Eventually, Pedley did have to let some of his staff go. Less business means less money for the employees. He laid off close to half of his staff because their payroll was becoming too cumbersome. “They’re students,” Pedley says. “They need the money just as much as the restaurant.”
Bannon shares the same concerns as Pedley regarding the staff who were let go.
“Most of our staff are students,” she says. “They have tuition and bills to pay.” Besides the lack of classes, some students are now also out of work.
Some restaurants remained closed for the entirety of the strike, leaving all of their staff jobless. Me-Va-Me Kitchen Express, a popular Mediterranean restaurant attached to one of York’s new residence buildings left a note on their doors that they would reopen at the end of the labour disruption. The restaurant did not survive.
On July 25, 2018, over 140 days after the official start of the longest labour disruption in Canadian post-secondary history, CUPE 3903 members stop picketing as the newly elected Conservative provincial government passes back-to-work legislation. Union members, students, and university staff are left confused about what happens next. Discussions about the future begin to brew. Devin Lefebvre, recently appointed chairman of CUPE 3903, insinuates that another strike might not be far away.

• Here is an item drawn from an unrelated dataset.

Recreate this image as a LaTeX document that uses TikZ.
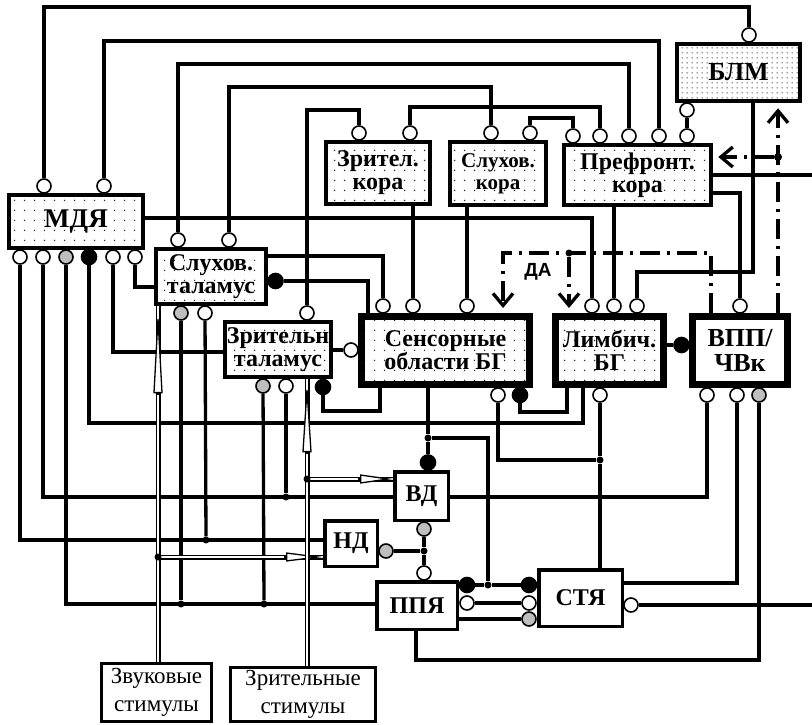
\documentclass[tikz,border=0pt]{standalone}
\usepackage{fontspec}
\setmainfont{Liberation Serif}
\newfontfamily\dafont{Liberation Sans}
\usetikzlibrary{arrows.meta, patterns, calc}

\pgfdeclarepatternformonly{sparsedots}{\pgfpointorigin}{\pgfqpoint{10pt}{10pt}}{\pgfqpoint{10pt}{10pt}}{%
  \pgfpathcircle{\pgfqpoint{5pt}{5pt}}{0.85pt}\pgfusepath{fill}}
\pgfdeclarepatternformonly{densedots}{\pgfpointorigin}{\pgfqpoint{5pt}{5pt}}{\pgfqpoint{5pt}{5pt}}{%
  \pgfpathcircle{\pgfqpoint{2.5pt}{2.5pt}}{0.75pt}\pgfusepath{fill}}

\definecolor{pingrey}{RGB}{190,190,190}

\begin{document}
\begin{tikzpicture}[x=1pt, y=-1pt,
    box/.style={rectangle, draw, line width=4.5pt, inner sep=0pt, align=center, font=\bfseries\fontsize{24}{23}\selectfont},
    plain/.style={fill=white},
    dotbox/.style={preaction={fill=white}, pattern=sparsedots, pattern color=black!85},
    densebox/.style={preaction={fill=white}, pattern=densedots, pattern color=black!85},
    stimbox/.style={box, plain, line width=3pt, font=\fontsize{23}{28}\selectfont},
    pin/.style={circle, draw, line width=1.6pt, minimum size=14pt, inner sep=0pt, fill=white},
    gpin/.style={pin, fill=pingrey},
    bpin/.style={pin, fill=black, minimum size=15pt},
    jdot/.style={circle, fill=black, minimum size=7pt, inner sep=0pt},
    wire/.style={line width=3.3pt},
    da/.style={line width=3.3pt, dash pattern=on 20pt off 7pt on 3pt off 7pt},
    barb/.style={-{Straight Barb[length=12pt, width=20pt]}, shorten >=5pt},
    stim/.style={line width=1.3pt, double=white, double distance=2.4pt},
    stimtip/.style={line width=1.3pt, -{Triangle[open, fill=white, length=#1, width=9pt]}}
  ]
  \useasboundingbox (0,0) rectangle (812,725);
  \fill[white] (0,0) rectangle (812,725);

  % blocks
  \node[box, dotbox, minimum width=134pt, minimum height=53pt, font=\bfseries\fontsize{27}{27}\selectfont] (mdj) at (76,221.5) {МДЯ};
  \node[box, densebox, minimum width=123pt, minimum height=57pt, font=\bfseries\fontsize{26}{26}\selectfont] (blm) at (738.5,72.5) {БЛМ};
  \node[box, dotbox, minimum width=104pt, minimum height=62pt] (zkora) at (378,173) {Зрител.\\кора};
  \node[box, dotbox, minimum width=96pt, minimum height=63pt, font=\bfseries\fontsize{21}{22}\selectfont] (skora) at (498,173.5) {Слухов.\\кора};
  \node[box, dotbox, minimum width=147pt, minimum height=60pt] (pfk) at (637.5,175) {Префронт.\\кора};
  \node[box, dotbox, minimum width=110pt, minimum height=55pt] (stal) at (211,276.5) {Слухов.\\таламус};
  \node[box, dotbox, minimum width=106pt, minimum height=55pt] (ztal) at (278,349.5) {Зрительн\\таламус};
  \node[box, dotbox, line width=7pt, minimum width=168pt, minimum height=68pt] (sbg) at (445.5,350.5) {Сенсорные\\области БГ};
  \node[box, dotbox, line width=7pt, minimum width=108pt, minimum height=68pt] (lbg) at (609.5,350.5) {Лимбич.\\БГ};
  \node[box, plain, line width=7pt, minimum width=95pt, minimum height=68pt, font=\bfseries\fontsize{26}{25}\selectfont] (vpp) at (740,350.5) {ВПП/\\ЧВк};
  \node[box, plain, line width=3.5pt, minimum width=53.5pt, minimum height=48.5pt] (vd) at (421.5,496) {ВД};
  \node[box, plain, line width=3.5pt, minimum width=52.5pt, minimum height=45.5pt] (nd) at (351,543.5) {НД};
  \node[box, plain, line width=3.5pt, minimum width=80.5pt, minimum height=47.5pt] (ppa) at (417,605.5) {ППЯ};
  \node[box, plain, line width=3.5pt, minimum width=83.5pt, minimum height=56.5pt] (sta) at (580.5,598) {СТЯ};
  \node[stimbox, minimum width=110pt, minimum height=58pt] (zvs) at (156.5,692.5) {Звуковые\\стимулы};
  \node[stimbox, minimum width=145pt, minimum height=54pt] (zrs) at (303,694.5) {Зрительные\\стимулы};

  % ports
  \node[pin] (mdjT1) at (44,186) {};
  \node[pin] (mdjT2) at (104,186) {};
  \node[pin] (mdjB1) at (20,257) {};
  \node[pin] (mdjB2) at (43,257) {};
  \node[gpin] (mdjB3) at (66,257) {};
  \node[bpin] (mdjB4) at (89,257) {};
  \node[pin] (mdjB5) at (113,257) {};
  \node[pin] (mdjB6) at (135,257) {};
  \node[pin] (blmT) at (749,35) {};
  \node[pin] (blmB) at (687,110) {};
  \node[pin] (zkT1) at (359,133) {};
  \node[pin] (zkT2) at (410,133) {};
  \node[pin] (skT1) at (491,133) {};
  \node[pin] (skT2) at (530,133) {};
  \node[pin] (pfT1) at (573,136) {};
  \node[pin] (pfT2) at (600,136) {};
  \node[pin] (pfT3) at (629,136) {};
  \node[pin] (pfT4) at (659,136) {};
  \node[pin] (pfT5) at (687,136) {};
  \node[pin] (stT1) at (178,240) {};
  \node[pin] (stT2) at (229,240) {};
  \node[gpin] (stB1) at (181,313) {};
  \node[pin] (stB2) at (205,313) {};
  \node[bpin] (stR) at (275.5,281) {};
  \node[pin] (ztT) at (307,313) {};
  \node[gpin] (ztB1) at (263,386) {};
  \node[pin] (ztB2) at (286,386) {};
  \node[bpin] (ztB3) at (323,387) {};
  \node[pin] (sbT1) at (383,306) {};
  \node[pin] (sbT2) at (413,306) {};
  \node[pin] (sbT3) at (467,306) {};
  \node[pin] (sbL) at (351,350) {};
  \node[pin] (sbB1) at (498,395) {};
  \node[bpin] (sbB2) at (520,395) {};
  \node[pin] (lbT1) at (592,306) {};
  \node[pin] (lbT2) at (614,306) {};
  \node[pin] (lbT3) at (637,306) {};
  \node[pin] (lbB) at (600,395) {};
  \node[bpin] (vpL) at (681.5,345) {};
  \node[pin] (vpT) at (740,306) {};
  \node[pin] (vpB1) at (707,395) {};
  \node[pin] (vpB2) at (737,395) {};
  \node[gpin] (vpB3) at (759,395) {};
  \node[bpin] (vdT) at (428,462.5) {};
  \node[gpin] (vdB) at (424,529) {};
  \node[gpin] (ndR) at (386,551) {};
  \node[pin] (ppT) at (424,573) {};
  \node[bpin] (ppR1) at (467,585) {};
  \node[pin] (ppR2) at (467,603) {};
  \node[bpin] (stjL1) at (529,585) {};
  \node[pin] (stjL2) at (529,603) {};
  \node[gpin] (stjL3) at (529,619) {};
  \node[pin] (stjR) at (631,605) {};

  % junctions
  \node[jdot] (j1) at (181,604) {};
  \node[jdot] (j2) at (264,604) {};
  \node[jdot] (j3) at (206,540) {};
  \node[jdot] (j4) at (286,497) {};
  \node[jdot] (j5) at (428,438) {};
  \node[jdot] (j6) at (488,585) {};
  \node[jdot] (j7) at (424,551) {};
  \node[jdot] (j8) at (600,460) {};
  \node[jdot] (jda) at (569,253) {};
  \node[jdot, minimum size=8pt] (jdb) at (778,157) {};
  \coordinate (edgeA) at (812,175);
  \coordinate (edgeB) at (812,605);

  % upper connections
  \draw[wire] (mdjT1) |- (blmT |- 0,7) -- (blmT);
  \draw[wire] (mdjT2) |- (pfT4 |- 0,41) -- (pfT4);
  \draw[wire] (stT1) |- (pfT3 |- 0,64) -- (pfT3);
  \draw[wire] (stT2) |- (skT1 |- 0,87) -- (skT1);
  \draw[wire] (ztT) |- (zkT1 |- 0,110) -- (zkT1);
  \draw[wire] (zkT2) |- (pfT2 |- 0,107) -- (pfT2);
  \draw[wire] (skT2) |- (pfT1 |- 0,118) -- (pfT1);
  \draw[wire] (pfT5) -- (blmB);
  \draw[wire] (mdj.east |- 0,218) -| (lbT1);
  \draw[wire] (pfk.south -| lbT2) -- (lbT2);
  \draw[wire] (blm.south -| 753,0) |- (lbT3 |- 0,272) -- (lbT3);
  \draw[wire] (pfk.east |- edgeA) -- (edgeA);
  \draw[wire] (pfk.east |- 0,193) -| (vpT);
  \draw[wire] (zkora.south -| sbT2) -- (sbT2);
  \draw[wire] (skora.south -| sbT3) -- (sbT3);
  \draw[wire] (stal.east |- 0,256) -| (sbT1);
  \draw[wire] (stR) -| (sbg.north -| 368,0);
  \draw[wire] (ztal.east |- sbL) -- (sbL);
  \draw[wire] (ztB3) |- (380,411) -- (sbg.south -| 380,0);

  % lower connections
  \draw[wire] (mdjB6) |- (stal.west |- 0,287);
  \draw[wire] (mdjB5) |- (ztal.west |- 0,352);
  \draw[wire] (mdjB4) |- (583,423) -- (lbg.south -| 583,0);
  \draw[wire] (mdjB3) |- (ppa.west |- 0,604);
  \draw[wire] (mdjB2) |- (vd.west |- 0,497);
  \draw[wire] (mdjB1) |- (nd.west |- 0,540);
  \draw[wire] (stB1) -- (j1);
  \draw[wire] (stB2) -- (j3);
  \draw[wire] (ztB1) -- (j2);
  \draw[wire] (ztB2) -- (j4);
  \draw[wire] (sbg.south -| j5) -- (j5) -- (vdT);
  \draw[wire] (j5) -| (j6);
  \draw[wire] (ppR1) -- (j6) -- (stjL1);
  \draw[wire] (ppR2) -- (stjL2);
  \draw[wire] (ppa.east |- stjL3) -- (stjL3);
  \draw[wire] (vdB) -- (j7) -- (ppT);
  \draw[wire] (ndR) -- (j7);
  \draw[wire] (sbB1) |- (j8);
  \draw[wire] (lbB) -- (j8) -- (sta.north -| j8);
  \draw[wire] (sbB2) |- (567,412) -- (lbg.south -| 567,0);
  \draw[wire] (lbg.east |- vpL) -- (vpL);
  \draw[wire] (vpB1) |- (vd.east |- 0,497);
  \draw[wire] (vpB2) |- (sta.east |- 0,583);
  \draw[wire] (vpB3) |- (416,660) -- (ppa.south -| 416,0);
  \draw[wire] (stjR) -- (edgeB);

  % dopamine
  \draw[da, barb] (vpp.north -| 711,0) |- (503,253) -- (sbg.north -| 503,0);
  \draw[da, barb] (jda) -- (lbg.north -| jda);
  \draw[da, barb] (vpp.north -| jdb) -- (blm.south -| jdb);
  \draw[da, barb] (jdb) -- (pfk.east |- jdb);
  \node[font=\dafont\bfseries\fontsize{19}{19}\selectfont] (dalabel) at (538,272) {ДА};

  % stimuli
  \draw[stim] (zvs.north -| 158,0) -- (stal.south -| 158,0);
  \draw[stimtip=87pt] ($(stal.south -| 158,0)+(0,89)$) -- (stal.south -| 158,0);
  \coordinate (jsnd) at (158,557);
  \draw[stim] (jsnd) -- (nd.west |- jsnd);
  \draw[stimtip=37pt] ($(nd.west |- jsnd)+(-39,0)$) -- (nd.west |- jsnd);
  \fill (jsnd) circle (3.5pt);
  \draw[stim] (zrs.north -| 307,0) -- (ztal.south -| 307,0);
  \draw[stimtip=73pt] ($(ztal.south -| 307,0)+(0,75)$) -- (ztal.south -| 307,0);
  \coordinate (jsvd) at (307,479);
  \draw[stim] (jsvd) -- (vd.west |- jsvd);
  \draw[stimtip=33pt] ($(vd.west |- jsvd)+(-35,0)$) -- (vd.west |- jsvd);
  \fill (jsvd) circle (3.5pt);
\end{tikzpicture}
\end{document}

“A lot of work needs to be done to make sure that, come 2020, we don’t have to do this all over again and the same mistakes aren’t made,” Lefebvre says. CUPE 3903 is already preparing for battle.
Nobody fears the looming shadow of a future strike more than the businesses that are still recovering from the last one. Restaurants like the Ab and Shopsy’s are still trying everything they can to get back on their feet.
“During the strike was the hardest,” Bannon says. “We’ve gained back a fair amount of business, but it’s still nothing like it used to be. It’s been especially hard because enrollment is down now too, which of course impacts the amount of customers we see on a daily basis.”
Enrollment numbers traditionally fall after a strike. Following CUPE 3903’s 2008 labour disruption, the beginning of the 2009 school year saw high school applications to York fall from 6,331 students to 5,891, a drop of almost 500 students.
After a month long labour disruption that occurred in March 2015, enrollment numbers decreased by over 4,500 students in arts, humanities, and social science programs compared to the previous year. Science programs also followed this downwards trend and decreased by over 900 students at the start of the 2016 school year.
Less students means less customers. They are the reason campus restaurants are able to exist in the first place. Bannon, who has been serving students for over three years, says it also doesn’t help that the students who are enrolled seem to be fed up with the university.
“Students don’t want to be on campus,” she says. This is a regular opinion among her customers. “Instead of staying on campus and going to its bars and restaurants, they’d rather leave when they’re done class and go somewhere else.”
The Ab is doing everything it can think of to bring students into the pub, and keep the establishment running. Aside from taking a loan from one of the university’s college councils, Pedley is also trying to bring in local bands, hoping that the members will bring friends to support them and buy a few pints. Furthering the fight for survival, Pedley is also trying to think of new events, and is pushing some of the past favourites, such as lingerie night, and karaoke competitions, more than he ever has in the past.
“We’re trying to survive,” Pedley says. “We’re trying everything we can to keep the doors open. A strike changes everything.”
Shopsy’s and the Ab still stand. They struggle to survive more than usual, but both establishments seem to be pulling through. The possibility of another strike is frightening, and neither restaurant may survive another 140 days of picketing without customers.
For the Ab, Pedley says that another strike “is not an option.” It would be debilitating, and without question, the Ab would go under.